DATASET CONTENT:
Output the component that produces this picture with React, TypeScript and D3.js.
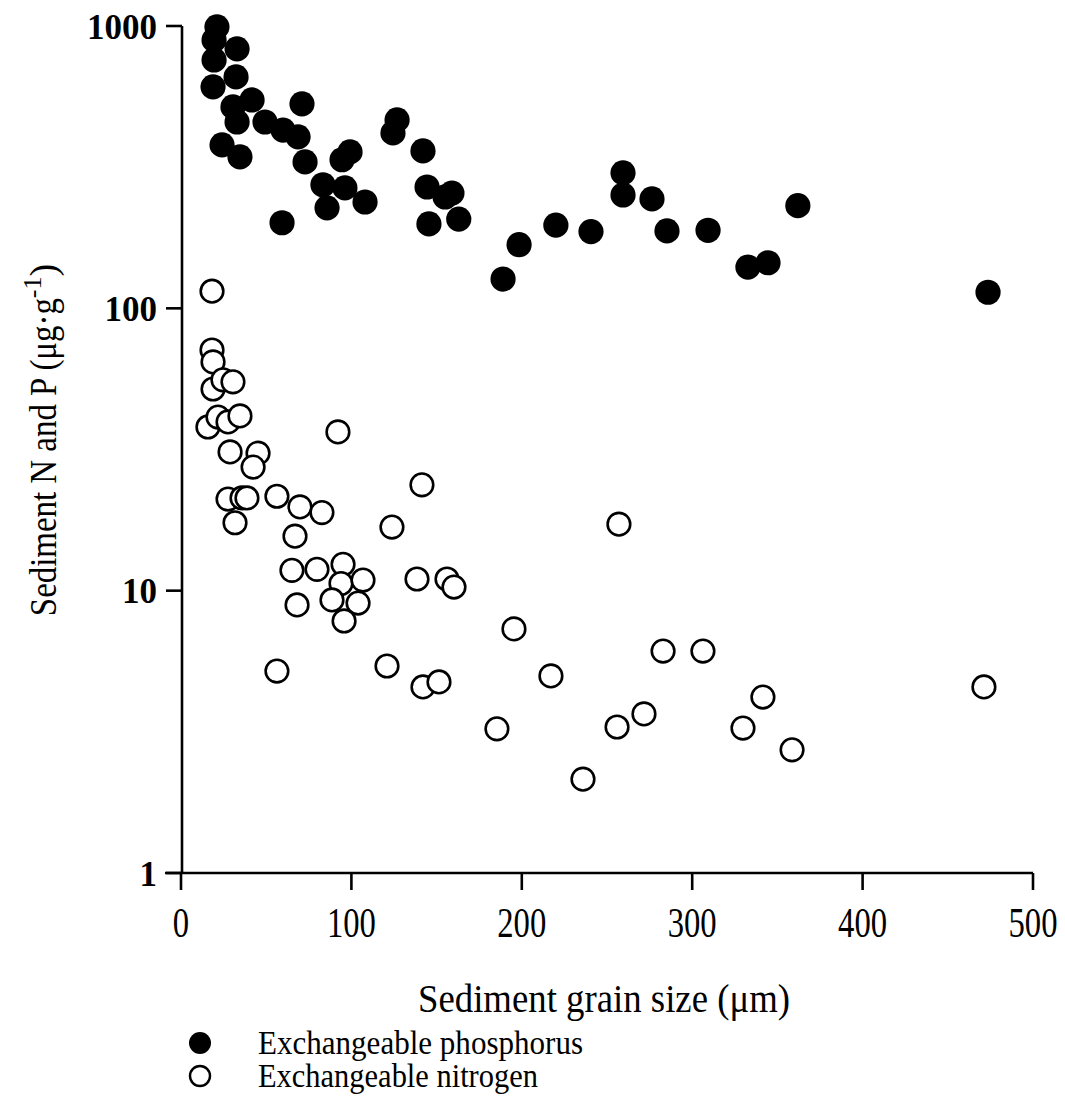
import React from "react";
import * as d3 from "d3";

// Exchangeable phosphorus: grain size (µm) and concentration (µg·g-1)
const grainP = [21.1, 19.4, 32.9, 19.4, 32.3, 18.8, 24.1, 34.6, 30.5, 32.9, 41.7, 49.3, 59.9, 68.7, 71.0, 72.8, 59.3, 99.2, 94.5, 83.3, 96.2, 85.7, 108, 126.8, 124.4, 142, 144.4, 159, 155, 145.5, 163, 198.4, 189, 220, 240.6, 259.4, 259.4, 276.4, 285.2, 309.3, 362, 332.7, 344.5, 473.6];
const phosphorus = [993, 893, 830, 758, 660, 609, 379, 344, 517, 457, 547, 457, 428, 405, 530, 330, 201, 358, 336, 274, 267, 227, 238, 465, 418, 361, 269, 256, 248, 199, 207, 168, 127, 197, 187, 302, 252, 244, 188, 189, 231, 140, 145, 114];

// Exchangeable nitrogen: grain size (µm) and concentration (µg·g-1)
const grainN = [18.2, 18.2, 18.8, 18.8, 24.6, 30.5, 15.8, 21.7, 27.6, 34.6, 28.8, 45.2, 42.3, 27.6, 35.8, 38.7, 56.3, 69.8, 82.7, 31.7, 66.9, 92.1, 65.1, 79.8, 95.1, 93.9, 106.8, 88.6, 103.9, 95.7, 68.1, 56.3, 141.4, 123.8, 138.5, 156.1, 160.2, 195.4, 120.9, 142, 151.4, 185.4, 217.1, 257, 282.9, 271.7, 255.9, 306.3, 341.5, 329.8, 358.6, 471.2, 235.9];
const nitrogen = [115, 71.2, 64.6, 51.8, 55.8, 54.9, 38.0, 41.2, 39.6, 41.6, 31.0, 30.7, 27.4, 21.1, 21.3, 21.3, 21.6, 19.8, 18.9, 17.4, 15.6, 36.5, 11.8, 11.9, 12.4, 10.6, 10.9, 9.27, 9.04, 7.81, 8.9, 5.19, 23.7, 16.8, 11.0, 11.0, 10.3, 7.32, 5.41, 4.56, 4.75, 3.24, 4.99, 17.2, 6.11, 3.66, 3.29, 6.11, 4.2, 3.26, 2.73, 4.56, 2.15];

const xTicks = [0, 100, 200, 300, 400, 500];
const yTicks = [1, 10, 100, 1000];

const legendItems = ["Exchangeable phosphorus", "Exchangeable nitrogen"];

const serif = "'Liberation Serif', 'Times New Roman', serif";

export default function App() {
  const x = d3.scaleLinear().domain([0, 500]).range([181, 1033]);
  const y = d3.scaleLog().domain([1, 1000]).range([873, 26]);
  const axisX0 = 182;
  const axisY0 = y(1);
  const stroke = 2.6;

  const pPoints = grainP.map((g, i) => ({ g, v: phosphorus[i] }));
  const nPoints = grainN.map((g, i) => ({ g, v: nitrogen[i] }));

  return (
    <svg
      width={1065}
      height={1101}
      style={{ position: "absolute", left: 0, top: 0, background: "#fff" }}
      fontFamily={serif}
    >
      {/* axes */}
      <g stroke="#000" strokeWidth={stroke} fill="none">
        <line x1={axisX0} x2={axisX0} y1={y(1000)} y2={axisY0} />
        <line x1={165} x2={x(500)} y1={axisY0} y2={axisY0} />
        {yTicks.map((t) => (
          <line key={"yt" + t} x1={axisX0 - 16} x2={axisX0} y1={y(t)} y2={y(t)} />
        ))}
        {xTicks.map((t) => (
          <line key={"xt" + t} x1={x(t)} x2={x(t)} y1={axisY0} y2={axisY0 + 17} />
        ))}
      </g>

      {/* y tick labels */}
      {yTicks.map((t) => (
        <text
          key={"yl" + t}
          x={157}
          y={y(t)}
          dy="0.36em"
          textAnchor="end"
          fontSize={35}
          fontWeight="bold"
          fill="#000"
        >
          {t}
        </text>
      ))}

      {/* x tick labels */}
      {xTicks.map((t) => (
        <text
          key={"xl" + t}
          x={x(t)}
          y={937}
          textAnchor="middle"
          fontSize={43}
          fill="#000"
          transform={`translate(${x(t)},0) scale(0.76,1) translate(${-x(t)},0)`}
        >
          {t}
        </text>
      ))}

      {/* axis titles */}
      <text
        x={604}
        y={1012}
        textAnchor="middle"
        fontSize={40}
        fill="#000"
        textLength={372}
        lengthAdjust="spacingAndGlyphs"
      >
        Sediment grain size (μm)
      </text>
      <text
        transform="translate(56,440) rotate(-90)"
        textAnchor="middle"
        fontSize={38}
        fill="#000"
      >
        <tspan textLength={318} lengthAdjust="spacingAndGlyphs">Sediment N and P (μg·g</tspan>
        <tspan fontSize={26} dy={-15}>-1</tspan>
        <tspan dy={15}>)</tspan>
      </text>

      {/* nitrogen (open) */}
      <g fill="#fff" stroke="#000" strokeWidth={2.6}>
        {nPoints.map((d, i) => (
          <circle key={"n" + i} cx={x(d.g)} cy={y(d.v)} r={11.3} />
        ))}
      </g>

      {/* phosphorus (filled) */}
      <g fill="#000">
        {pPoints.map((d, i) => (
          <circle key={"p" + i} cx={x(d.g)} cy={y(d.v)} r={12.6} />
        ))}
      </g>

      {/* legend */}
      <circle cx={200} cy={1043} r={11} fill="#000" />
      <circle cx={200} cy={1076} r={10} fill="#fff" stroke="#000" strokeWidth={2.4} />
      {legendItems.map((label, i) => (
        <text
          key={label}
          x={258}
          y={1043 + i * 33}
          dy="0.32em"
          fontSize={33}
          fill="#000"
          textLength={i === 0 ? 325 : 280}
          lengthAdjust="spacingAndGlyphs"
        >
          {label}
        </text>
      ))}
    </svg>
  );
}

WHAT NEEDS TO BE DONE:
Copy every line above word for word and exclude the pictures.

COMPLETE OUTPUT:
Output the component that produces this picture with React, TypeScript and D3.js.
import React from "react";
import * as d3 from "d3";

// Exchangeable phosphorus: grain size (µm) and concentration (µg·g-1)
const grainP = [21.1, 19.4, 32.9, 19.4, 32.3, 18.8, 24.1, 34.6, 30.5, 32.9, 41.7, 49.3, 59.9, 68.7, 71.0, 72.8, 59.3, 99.2, 94.5, 83.3, 96.2, 85.7, 108, 126.8, 124.4, 142, 144.4, 159, 155, 145.5, 163, 198.4, 189, 220, 240.6, 259.4, 259.4, 276.4, 285.2, 309.3, 362, 332.7, 344.5, 473.6];
const phosphorus = [993, 893, 830, 758, 660, 609, 379, 344, 517, 457, 547, 457, 428, 405, 530, 330, 201, 358, 336, 274, 267, 227, 238, 465, 418, 361, 269, 256, 248, 199, 207, 168, 127, 197, 187, 302, 252, 244, 188, 189, 231, 140, 145, 114];

// Exchangeable nitrogen: grain size (µm) and concentration (µg·g-1)
const grainN = [18.2, 18.2, 18.8, 18.8, 24.6, 30.5, 15.8, 21.7, 27.6, 34.6, 28.8, 45.2, 42.3, 27.6, 35.8, 38.7, 56.3, 69.8, 82.7, 31.7, 66.9, 92.1, 65.1, 79.8, 95.1, 93.9, 106.8, 88.6, 103.9, 95.7, 68.1, 56.3, 141.4, 123.8, 138.5, 156.1, 160.2, 195.4, 120.9, 142, 151.4, 185.4, 217.1, 257, 282.9, 271.7, 255.9, 306.3, 341.5, 329.8, 358.6, 471.2, 235.9];
const nitrogen = [115, 71.2, 64.6, 51.8, 55.8, 54.9, 38.0, 41.2, 39.6, 41.6, 31.0, 30.7, 27.4, 21.1, 21.3, 21.3, 21.6, 19.8, 18.9, 17.4, 15.6, 36.5, 11.8, 11.9, 12.4, 10.6, 10.9, 9.27, 9.04, 7.81, 8.9, 5.19, 23.7, 16.8, 11.0, 11.0, 10.3, 7.32, 5.41, 4.56, 4.75, 3.24, 4.99, 17.2, 6.11, 3.66, 3.29, 6.11, 4.2, 3.26, 2.73, 4.56, 2.15];

const xTicks = [0, 100, 200, 300, 400, 500];
const yTicks = [1, 10, 100, 1000];

const legendItems = ["Exchangeable phosphorus", "Exchangeable nitrogen"];

const serif = "'Liberation Serif', 'Times New Roman', serif";

export default function App() {
  const x = d3.scaleLinear().domain([0, 500]).range([181, 1033]);
  const y = d3.scaleLog().domain([1, 1000]).range([873, 26]);
  const axisX0 = 182;
  const axisY0 = y(1);
  const stroke = 2.6;

  const pPoints = grainP.map((g, i) => ({ g, v: phosphorus[i] }));
  const nPoints = grainN.map((g, i) => ({ g, v: nitrogen[i] }));

  return (
    <svg
      width={1065}
      height={1101}
      style={{ position: "absolute", left: 0, top: 0, background: "#fff" }}
      fontFamily={serif}
    >
      {/* axes */}
      <g stroke="#000" strokeWidth={stroke} fill="none">
        <line x1={axisX0} x2={axisX0} y1={y(1000)} y2={axisY0} />
        <line x1={165} x2={x(500)} y1={axisY0} y2={axisY0} />
        {yTicks.map((t) => (
          <line key={"yt" + t} x1={axisX0 - 16} x2={axisX0} y1={y(t)} y2={y(t)} />
        ))}
        {xTicks.map((t) => (
          <line key={"xt" + t} x1={x(t)} x2={x(t)} y1={axisY0} y2={axisY0 + 17} />
        ))}
      </g>

      {/* y tick labels */}
      {yTicks.map((t) => (
        <text
          key={"yl" + t}
          x={157}
          y={y(t)}
          dy="0.36em"
          textAnchor="end"
          fontSize={35}
          fontWeight="bold"
          fill="#000"
        >
          {t}
        </text>
      ))}

      {/* x tick labels */}
      {xTicks.map((t) => (
        <text
          key={"xl" + t}
          x={x(t)}
          y={937}
          textAnchor="middle"
          fontSize={43}
          fill="#000"
          transform={`translate(${x(t)},0) scale(0.76,1) translate(${-x(t)},0)`}
        >
          {t}
        </text>
      ))}

      {/* axis titles */}
      <text
        x={604}
        y={1012}
        textAnchor="middle"
        fontSize={40}
        fill="#000"
        textLength={372}
        lengthAdjust="spacingAndGlyphs"
      >
        Sediment grain size (μm)
      </text>
      <text
        transform="translate(56,440) rotate(-90)"
        textAnchor="middle"
        fontSize={38}
        fill="#000"
      >
        <tspan textLength={318} lengthAdjust="spacingAndGlyphs">Sediment N and P (μg·g</tspan>
        <tspan fontSize={26} dy={-15}>-1</tspan>
        <tspan dy={15}>)</tspan>
      </text>

      {/* nitrogen (open) */}
      <g fill="#fff" stroke="#000" strokeWidth={2.6}>
        {nPoints.map((d, i) => (
          <circle key={"n" + i} cx={x(d.g)} cy={y(d.v)} r={11.3} />
        ))}
      </g>

      {/* phosphorus (filled) */}
      <g fill="#000">
        {pPoints.map((d, i) => (
          <circle key={"p" + i} cx={x(d.g)} cy={y(d.v)} r={12.6} />
        ))}
      </g>

      {/* legend */}
      <circle cx={200} cy={1043} r={11} fill="#000" />
      <circle cx={200} cy={1076} r={10} fill="#fff" stroke="#000" strokeWidth={2.4} />
      {legendItems.map((label, i) => (
        <text
          key={label}
          x={258}
          y={1043 + i * 33}
          dy="0.32em"
          fontSize={33}
          fill="#000"
          textLength={i === 0 ? 325 : 280}
          lengthAdjust="spacingAndGlyphs"
        >
          {label}
        </text>
      ))}
    </svg>
  );
}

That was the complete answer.